I prefer Holberton's take to my up-to-48y lien.




> Tell me how this is different from the rest of the student loan industry. My student loan is until I've paid it all back, or I reach 65, or I die. It adds a top up to my income tax, taking 9% of everything over £17kpa earnt.

Student loan industry in the UK. In the US and most other places, income-based repayment is not a thing, the payments are due no matter how much or little you earn.


At least for now the US does have several income based repayment plans. The best one for most circumstances is PAYE (pay as you earn).

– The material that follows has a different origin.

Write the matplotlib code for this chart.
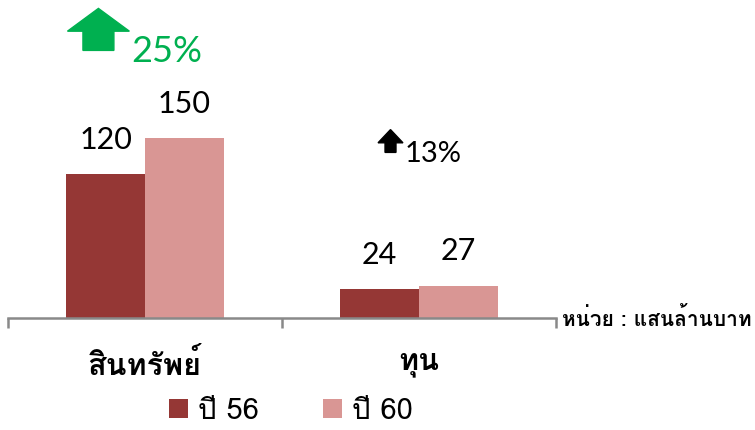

It requires payments of 10% of disposable income, i.e. dollars earned after 150% of the poverty line, and the debt is discharged after 20 years of payments or 10 years while working for certain government or non-profit entities.

This program is partly the result of regulatory rule making and so could be sharply curtailed should the President or his underlings wish to do so.


I don't think that's accurate. When I graduated I got a zillion papers in the mail for applying for various hardship deferments and payment options. And then there's this https://obamawhitehouse.archives.gov/blog/2012/06/07/income-... which is explicitly income-based.


This occurs mostly in private student loans vs. federal ones. Private offers even fewer options than the federally mandated ones provide.


Income-based repayments are definitely 'a thing' in the US.